→ **INFORMATION SUPPLIED**
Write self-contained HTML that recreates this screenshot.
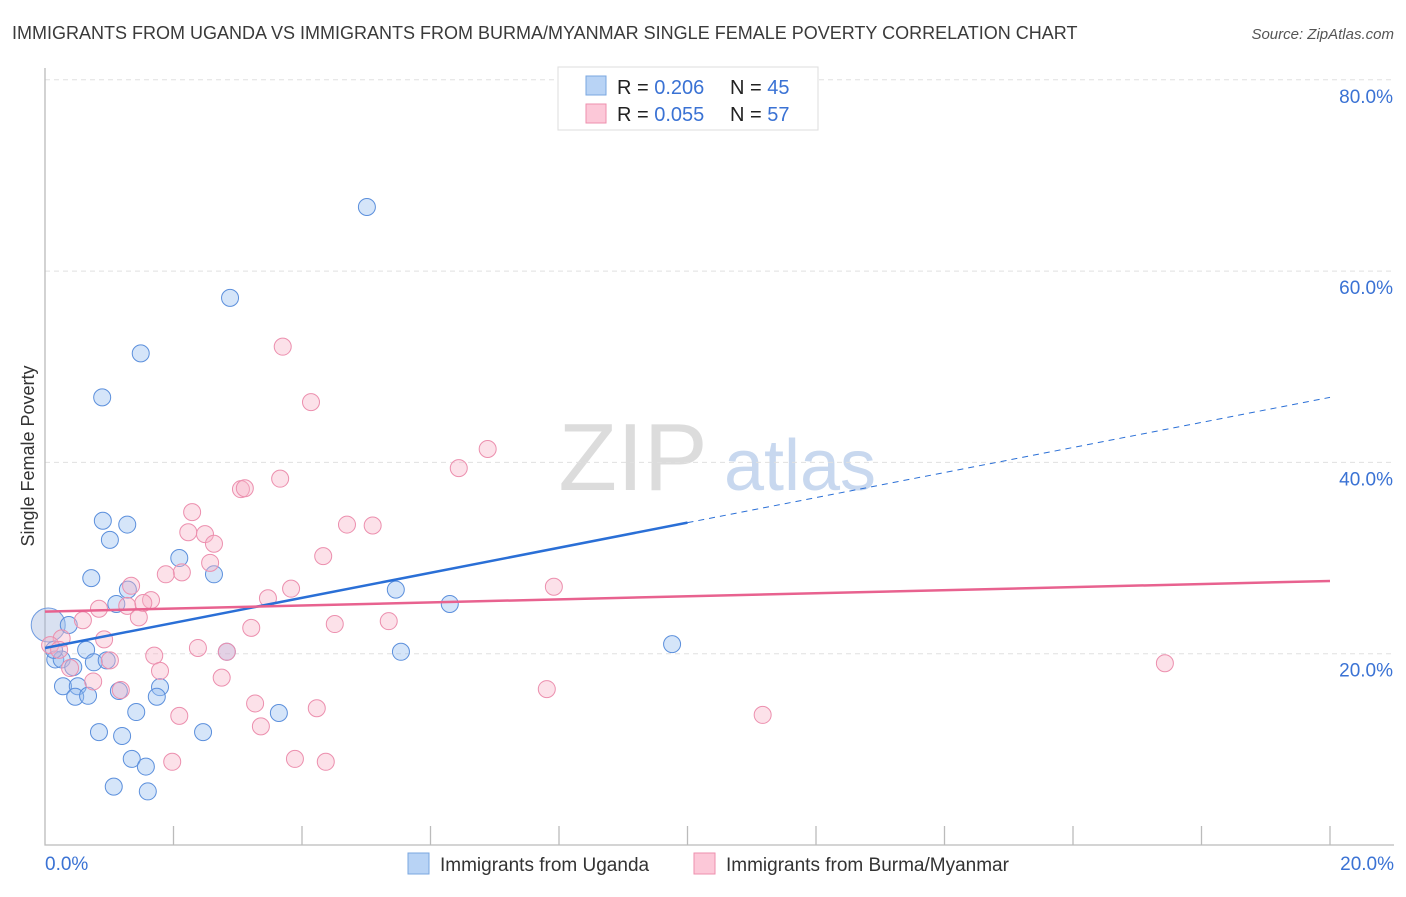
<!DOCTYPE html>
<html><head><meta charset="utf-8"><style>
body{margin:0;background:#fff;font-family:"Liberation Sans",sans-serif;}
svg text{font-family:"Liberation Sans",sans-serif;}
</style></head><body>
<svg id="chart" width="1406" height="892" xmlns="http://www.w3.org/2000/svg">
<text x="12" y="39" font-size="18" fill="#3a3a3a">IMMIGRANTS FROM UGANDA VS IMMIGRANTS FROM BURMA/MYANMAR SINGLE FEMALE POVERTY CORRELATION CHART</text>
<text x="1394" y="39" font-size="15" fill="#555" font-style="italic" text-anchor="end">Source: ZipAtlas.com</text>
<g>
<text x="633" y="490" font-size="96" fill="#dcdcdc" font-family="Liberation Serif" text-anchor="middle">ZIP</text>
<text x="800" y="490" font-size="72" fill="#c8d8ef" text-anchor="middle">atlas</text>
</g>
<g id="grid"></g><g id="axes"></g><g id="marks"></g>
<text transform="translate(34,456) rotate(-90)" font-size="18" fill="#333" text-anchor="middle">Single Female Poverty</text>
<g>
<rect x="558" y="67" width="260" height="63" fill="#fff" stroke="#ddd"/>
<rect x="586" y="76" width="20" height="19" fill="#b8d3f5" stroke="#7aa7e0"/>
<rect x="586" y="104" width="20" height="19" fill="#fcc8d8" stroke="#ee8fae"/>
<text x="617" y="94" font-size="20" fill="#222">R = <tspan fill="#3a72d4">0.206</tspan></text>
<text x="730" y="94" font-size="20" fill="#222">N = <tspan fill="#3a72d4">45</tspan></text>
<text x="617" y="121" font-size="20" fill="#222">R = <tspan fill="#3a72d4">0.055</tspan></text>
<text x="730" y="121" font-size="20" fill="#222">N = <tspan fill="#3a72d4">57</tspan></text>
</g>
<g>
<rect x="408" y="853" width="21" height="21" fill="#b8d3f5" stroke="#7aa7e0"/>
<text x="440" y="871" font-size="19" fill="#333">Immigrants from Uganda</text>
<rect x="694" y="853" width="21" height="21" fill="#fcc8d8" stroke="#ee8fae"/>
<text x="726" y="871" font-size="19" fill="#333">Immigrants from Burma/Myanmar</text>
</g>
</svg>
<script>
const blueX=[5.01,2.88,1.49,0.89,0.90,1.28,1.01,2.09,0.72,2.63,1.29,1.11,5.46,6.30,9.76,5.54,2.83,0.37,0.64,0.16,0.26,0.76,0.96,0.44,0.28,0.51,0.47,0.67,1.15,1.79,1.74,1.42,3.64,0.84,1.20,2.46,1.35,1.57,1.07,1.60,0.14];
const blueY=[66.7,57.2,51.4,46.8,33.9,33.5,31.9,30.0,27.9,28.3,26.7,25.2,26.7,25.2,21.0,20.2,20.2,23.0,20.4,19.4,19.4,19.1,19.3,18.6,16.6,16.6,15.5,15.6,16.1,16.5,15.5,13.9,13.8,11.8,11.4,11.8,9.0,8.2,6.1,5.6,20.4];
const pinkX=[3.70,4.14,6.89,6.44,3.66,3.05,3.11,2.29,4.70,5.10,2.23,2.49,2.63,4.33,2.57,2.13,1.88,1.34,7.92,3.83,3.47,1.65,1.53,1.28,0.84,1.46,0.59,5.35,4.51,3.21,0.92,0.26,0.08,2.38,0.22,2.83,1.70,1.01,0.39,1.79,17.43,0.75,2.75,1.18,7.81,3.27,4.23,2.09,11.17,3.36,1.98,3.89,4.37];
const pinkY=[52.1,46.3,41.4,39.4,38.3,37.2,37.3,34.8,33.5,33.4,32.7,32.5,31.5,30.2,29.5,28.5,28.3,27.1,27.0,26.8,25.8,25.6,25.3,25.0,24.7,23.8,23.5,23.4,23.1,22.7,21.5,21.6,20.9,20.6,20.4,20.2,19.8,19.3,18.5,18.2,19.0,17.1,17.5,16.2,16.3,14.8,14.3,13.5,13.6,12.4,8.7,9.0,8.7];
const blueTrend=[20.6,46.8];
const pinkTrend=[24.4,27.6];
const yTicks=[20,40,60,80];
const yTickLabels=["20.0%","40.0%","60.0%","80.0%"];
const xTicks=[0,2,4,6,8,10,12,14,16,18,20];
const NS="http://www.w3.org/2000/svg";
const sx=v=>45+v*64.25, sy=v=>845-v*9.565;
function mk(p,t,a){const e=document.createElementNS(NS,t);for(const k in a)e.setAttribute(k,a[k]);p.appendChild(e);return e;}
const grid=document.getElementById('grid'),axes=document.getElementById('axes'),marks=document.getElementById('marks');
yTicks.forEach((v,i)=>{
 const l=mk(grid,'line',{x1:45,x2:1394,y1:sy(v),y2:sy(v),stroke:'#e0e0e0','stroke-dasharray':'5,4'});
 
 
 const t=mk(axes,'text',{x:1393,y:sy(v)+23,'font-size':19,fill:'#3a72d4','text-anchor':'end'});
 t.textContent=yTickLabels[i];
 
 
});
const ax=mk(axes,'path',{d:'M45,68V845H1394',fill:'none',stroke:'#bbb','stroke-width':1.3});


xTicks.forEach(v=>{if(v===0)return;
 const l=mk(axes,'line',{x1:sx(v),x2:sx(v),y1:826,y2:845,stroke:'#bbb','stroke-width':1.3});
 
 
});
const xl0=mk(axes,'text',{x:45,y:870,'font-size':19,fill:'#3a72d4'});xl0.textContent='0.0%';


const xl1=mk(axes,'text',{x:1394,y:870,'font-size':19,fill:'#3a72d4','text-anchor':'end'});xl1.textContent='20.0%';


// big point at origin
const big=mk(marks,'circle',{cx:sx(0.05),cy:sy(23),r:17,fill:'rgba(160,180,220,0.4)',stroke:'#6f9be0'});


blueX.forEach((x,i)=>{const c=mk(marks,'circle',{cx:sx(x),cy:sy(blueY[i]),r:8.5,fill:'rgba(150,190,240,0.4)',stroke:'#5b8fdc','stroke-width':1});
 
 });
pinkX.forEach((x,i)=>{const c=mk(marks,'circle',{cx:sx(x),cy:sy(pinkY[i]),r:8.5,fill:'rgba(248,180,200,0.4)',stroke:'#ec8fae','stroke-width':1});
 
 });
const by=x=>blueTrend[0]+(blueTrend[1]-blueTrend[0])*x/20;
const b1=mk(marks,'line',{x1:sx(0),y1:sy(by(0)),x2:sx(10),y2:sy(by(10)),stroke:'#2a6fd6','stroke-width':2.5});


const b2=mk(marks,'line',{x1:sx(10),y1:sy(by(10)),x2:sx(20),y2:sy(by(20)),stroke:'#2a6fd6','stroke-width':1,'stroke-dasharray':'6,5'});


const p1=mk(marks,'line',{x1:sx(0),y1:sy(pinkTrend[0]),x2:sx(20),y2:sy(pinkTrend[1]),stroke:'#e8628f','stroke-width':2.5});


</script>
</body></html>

→ **TASK DESCRIPTION**
Would you return the data exactly as written, without the pictures?

→ **FINISHED TASK**
Write self-contained HTML that recreates this screenshot.
<!DOCTYPE html>
<html><head><meta charset="utf-8"><style>
body{margin:0;background:#fff;font-family:"Liberation Sans",sans-serif;}
svg text{font-family:"Liberation Sans",sans-serif;}
</style></head><body>
<svg id="chart" width="1406" height="892" xmlns="http://www.w3.org/2000/svg">
<text x="12" y="39" font-size="18" fill="#3a3a3a">IMMIGRANTS FROM UGANDA VS IMMIGRANTS FROM BURMA/MYANMAR SINGLE FEMALE POVERTY CORRELATION CHART</text>
<text x="1394" y="39" font-size="15" fill="#555" font-style="italic" text-anchor="end">Source: ZipAtlas.com</text>
<g>
<text x="633" y="490" font-size="96" fill="#dcdcdc" font-family="Liberation Serif" text-anchor="middle">ZIP</text>
<text x="800" y="490" font-size="72" fill="#c8d8ef" text-anchor="middle">atlas</text>
</g>
<g id="grid"></g><g id="axes"></g><g id="marks"></g>
<text transform="translate(34,456) rotate(-90)" font-size="18" fill="#333" text-anchor="middle">Single Female Poverty</text>
<g>
<rect x="558" y="67" width="260" height="63" fill="#fff" stroke="#ddd"/>
<rect x="586" y="76" width="20" height="19" fill="#b8d3f5" stroke="#7aa7e0"/>
<rect x="586" y="104" width="20" height="19" fill="#fcc8d8" stroke="#ee8fae"/>
<text x="617" y="94" font-size="20" fill="#222">R = <tspan fill="#3a72d4">0.206</tspan></text>
<text x="730" y="94" font-size="20" fill="#222">N = <tspan fill="#3a72d4">45</tspan></text>
<text x="617" y="121" font-size="20" fill="#222">R = <tspan fill="#3a72d4">0.055</tspan></text>
<text x="730" y="121" font-size="20" fill="#222">N = <tspan fill="#3a72d4">57</tspan></text>
</g>
<g>
<rect x="408" y="853" width="21" height="21" fill="#b8d3f5" stroke="#7aa7e0"/>
<text x="440" y="871" font-size="19" fill="#333">Immigrants from Uganda</text>
<rect x="694" y="853" width="21" height="21" fill="#fcc8d8" stroke="#ee8fae"/>
<text x="726" y="871" font-size="19" fill="#333">Immigrants from Burma/Myanmar</text>
</g>
</svg>
<script>
const blueX=[5.01,2.88,1.49,0.89,0.90,1.28,1.01,2.09,0.72,2.63,1.29,1.11,5.46,6.30,9.76,5.54,2.83,0.37,0.64,0.16,0.26,0.76,0.96,0.44,0.28,0.51,0.47,0.67,1.15,1.79,1.74,1.42,3.64,0.84,1.20,2.46,1.35,1.57,1.07,1.60,0.14];
const blueY=[66.7,57.2,51.4,46.8,33.9,33.5,31.9,30.0,27.9,28.3,26.7,25.2,26.7,25.2,21.0,20.2,20.2,23.0,20.4,19.4,19.4,19.1,19.3,18.6,16.6,16.6,15.5,15.6,16.1,16.5,15.5,13.9,13.8,11.8,11.4,11.8,9.0,8.2,6.1,5.6,20.4];
const pinkX=[3.70,4.14,6.89,6.44,3.66,3.05,3.11,2.29,4.70,5.10,2.23,2.49,2.63,4.33,2.57,2.13,1.88,1.34,7.92,3.83,3.47,1.65,1.53,1.28,0.84,1.46,0.59,5.35,4.51,3.21,0.92,0.26,0.08,2.38,0.22,2.83,1.70,1.01,0.39,1.79,17.43,0.75,2.75,1.18,7.81,3.27,4.23,2.09,11.17,3.36,1.98,3.89,4.37];
const pinkY=[52.1,46.3,41.4,39.4,38.3,37.2,37.3,34.8,33.5,33.4,32.7,32.5,31.5,30.2,29.5,28.5,28.3,27.1,27.0,26.8,25.8,25.6,25.3,25.0,24.7,23.8,23.5,23.4,23.1,22.7,21.5,21.6,20.9,20.6,20.4,20.2,19.8,19.3,18.5,18.2,19.0,17.1,17.5,16.2,16.3,14.8,14.3,13.5,13.6,12.4,8.7,9.0,8.7];
const blueTrend=[20.6,46.8];
const pinkTrend=[24.4,27.6];
const yTicks=[20,40,60,80];
const yTickLabels=["20.0%","40.0%","60.0%","80.0%"];
const xTicks=[0,2,4,6,8,10,12,14,16,18,20];
const NS="http://www.w3.org/2000/svg";
const sx=v=>45+v*64.25, sy=v=>845-v*9.565;
function mk(p,t,a){const e=document.createElementNS(NS,t);for(const k in a)e.setAttribute(k,a[k]);p.appendChild(e);return e;}
const grid=document.getElementById('grid'),axes=document.getElementById('axes'),marks=document.getElementById('marks');
yTicks.forEach((v,i)=>{
 const l=mk(grid,'line',{x1:45,x2:1394,y1:sy(v),y2:sy(v),stroke:'#e0e0e0','stroke-dasharray':'5,4'});
 
 
 const t=mk(axes,'text',{x:1393,y:sy(v)+23,'font-size':19,fill:'#3a72d4','text-anchor':'end'});
 t.textContent=yTickLabels[i];
 
 
});
const ax=mk(axes,'path',{d:'M45,68V845H1394',fill:'none',stroke:'#bbb','stroke-width':1.3});


xTicks.forEach(v=>{if(v===0)return;
 const l=mk(axes,'line',{x1:sx(v),x2:sx(v),y1:826,y2:845,stroke:'#bbb','stroke-width':1.3});
 
 
});
const xl0=mk(axes,'text',{x:45,y:870,'font-size':19,fill:'#3a72d4'});xl0.textContent='0.0%';


const xl1=mk(axes,'text',{x:1394,y:870,'font-size':19,fill:'#3a72d4','text-anchor':'end'});xl1.textContent='20.0%';


// big point at origin
const big=mk(marks,'circle',{cx:sx(0.05),cy:sy(23),r:17,fill:'rgba(160,180,220,0.4)',stroke:'#6f9be0'});


blueX.forEach((x,i)=>{const c=mk(marks,'circle',{cx:sx(x),cy:sy(blueY[i]),r:8.5,fill:'rgba(150,190,240,0.4)',stroke:'#5b8fdc','stroke-width':1});
 
 });
pinkX.forEach((x,i)=>{const c=mk(marks,'circle',{cx:sx(x),cy:sy(pinkY[i]),r:8.5,fill:'rgba(248,180,200,0.4)',stroke:'#ec8fae','stroke-width':1});
 
 });
const by=x=>blueTrend[0]+(blueTrend[1]-blueTrend[0])*x/20;
const b1=mk(marks,'line',{x1:sx(0),y1:sy(by(0)),x2:sx(10),y2:sy(by(10)),stroke:'#2a6fd6','stroke-width':2.5});


const b2=mk(marks,'line',{x1:sx(10),y1:sy(by(10)),x2:sx(20),y2:sy(by(20)),stroke:'#2a6fd6','stroke-width':1,'stroke-dasharray':'6,5'});


const p1=mk(marks,'line',{x1:sx(0),y1:sy(pinkTrend[0]),x2:sx(20),y2:sy(pinkTrend[1]),stroke:'#e8628f','stroke-width':2.5});


</script>
</body></html>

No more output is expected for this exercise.